You need Riemanns Definition for the proof of the Linearity of the Integral. Or for the Minkowski Inequality. Or even much more important for the Fundamental Theorem of Calculus. This should be enough to state the need of Riemanns view.
This is great and interesting man.. But can you make a video or two on Lebesgue integral? Since it is subtle and blends sets, measures and calculus ideas unlike others.. I am still looking for good videos on these topics!?
The notation ∫f(x)dx = ∫f(t)dt = ∫f(u)du clarifies that we are choosing to integrate the function over some specific choice of independent variable. ∫f is 1800s mathematicians saying it doesn't matter what letter we use, it's all the same anyway, so lets be lazy
In analysis, it's sometimes conventional to just write the integral without a "dx", since for single-variable functions, it not only makes no difference, but also can't be rigorously defined. You only get to a rigorous definition with the theory of "differential forms", which comes much later!
As many others I also did learn both definitions in school so the title does not apply to me.
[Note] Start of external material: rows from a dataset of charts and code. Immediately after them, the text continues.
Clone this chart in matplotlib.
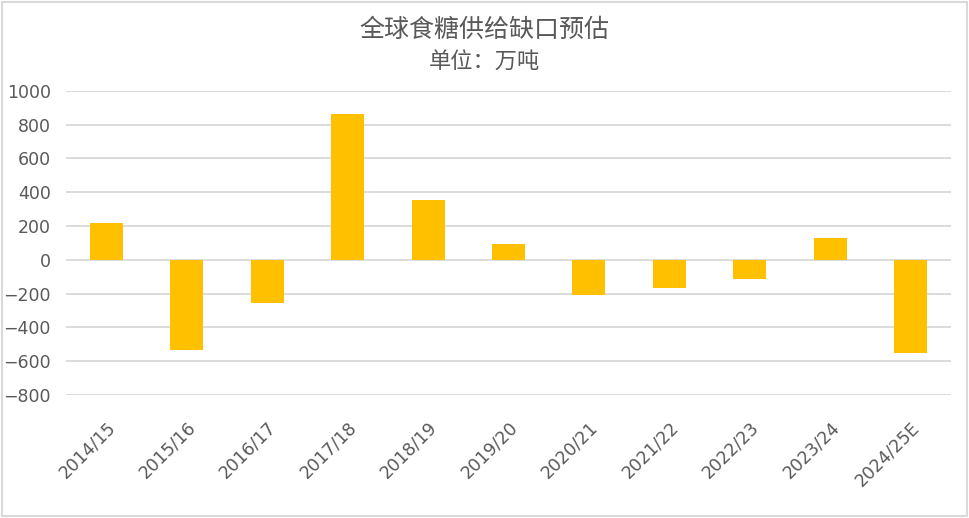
import matplotlib.pyplot as plt
import numpy as np

plt.rcParams['font.family'] = ['Noto Sans CJK SC', 'DejaVu Sans']

# data
seasons = ['2014/15', '2015/16', '2016/17', '2017/18', '2018/19', '2019/20',
           '2020/21', '2021/22', '2022/23', '2023/24', '2024/25E']
gap = [215, -533, -253, 860, 351, 91, -211, -168, -116, 130, -551]
y_ticks = [-800, -600, -400, -200, 0, 200, 400, 600, 800, 1000]

fig = plt.figure(figsize=(9.69, 5.18), dpi=100)
ax = fig.add_axes([66 / 969, 1 - 395 / 518, 885 / 969, 304.3 / 518])

x = np.arange(len(seasons))
ax.bar(x, gap, width=0.41, color='#FFC000', zorder=3)

ax.set_xlim(-0.5, len(seasons) - 0.5)
ax.set_ylim(-800, 1000)
ax.set_yticks(y_ticks)
ax.set_yticklabels([str(v).replace('-', '\u2212') for v in y_ticks],
                   fontsize=12.5, color='#595959', family='DejaVu Sans')
ax.set_xticks(x)
ax.set_xticklabels(seasons, rotation=45, ha='right', rotation_mode='anchor',
                   fontsize=12.5, color='#595959', family='DejaVu Sans')
ax.tick_params(length=0)
ax.tick_params(axis='x', pad=17)
ax.tick_params(axis='y', pad=11)
ax.grid(axis='y', color='#D9D9D9', linewidth=1.3, zorder=0)
for s in ax.spines.values():
    s.set_visible(False)

fig.text(0.5, 1 - 30 / 518, '全球食糖供给缺口预估', ha='center', va='center',
         fontsize=18, color='#595959')
fig.text(0.5, 1 - 62 / 518, '单位：万吨', ha='center', va='center',
         fontsize=16, color='#595959')

# border around the figure
fig.patches.append(plt.Rectangle((0.002, 0.003), 0.996, 0.994, transform=fig.transFigure,
                                 fill=False, edgecolor='#D9D9D9', linewidth=1.5))

fig.savefig('out.png', dpi=100)
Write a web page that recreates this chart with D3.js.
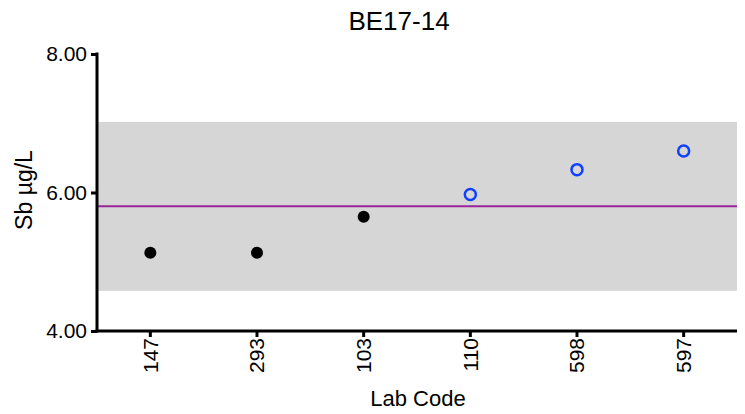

I also do not agree with the Darboux integral being overall better - try proving linearity... for Riemann it is a piece of cake.
You say we often tag the rightmost or the leftmost point on the interval, but Darboux integrals, which you claim is most often the taught variation, tags the minimum and maximum of the function on each interval, which is a variation you don't really mention in the intro.
The Darboux integral is the one that's most often taught *in analysis courses*. The version where you tag the rightmost/leftmost point is the one that's most often taught *in introductory calculus courses*. Hopefully that clarifies things...
Okay. Let's make something clear. Sure, int_(a)^(b)(f(x)dx) finds the area under the curve of y=f(x) from a to b, but it also finds the length of the curve y=int(sqrt(f(x)²-1)dx) from a to b
Hi EpsilonDelta, appreciate the effort put in to this video. Would you be interested in new video topic suggestions? What would be the best email address to contact you at?
Many people appraised the video but I kind of disagree. For constructive criticism, I think you should not delve too much into "deeper" topics without explaining concepts or ideas. For example, you have mentioned tat irrational numbers are a dense subset of real numbers at 5:48 . Yes, for someone who knows some higher level math this might be a better clarification but for the general viewer I think this video is intended to, I think it just causes a ton of confusion.
All you did was use an arbitrary partition for the first example and a uniform partition for the second because as you said, it's easier. It's an artificial complication.
Not an artificial complication. Riemann's definition is the way it is because he wanted to make a definition (any partition and any tags) that is as general as possible to be able to tackle all pathological fringe cases. Darboux's improved definition requires you to only provide any reasonable upper bound on the difference between upper and lower integrals, and the regular partition just happen to be a convenient choice for a bound for a specified function like x^3. but definition itself still assumes arbitrary partition It was much later proven that even if you relax the condition of the definition of riemann integrability to sequence of regular partition (but still arbitrary tag) to converge, then it is equivalent to the Riemann's definition. This is a highly nontrivial theorem that takes quite a bit of work to prove, but guess how its proven?? using Darboux's definition
@@HaramGuys All he did was apply the squeeze theorem to the Riemann definition. The fact that if it converges for one sequence of refined partitions it converges for all of them is very easy to prove in full generality. It's what motivates the U(f,P)-L(f,P) definition in the first place.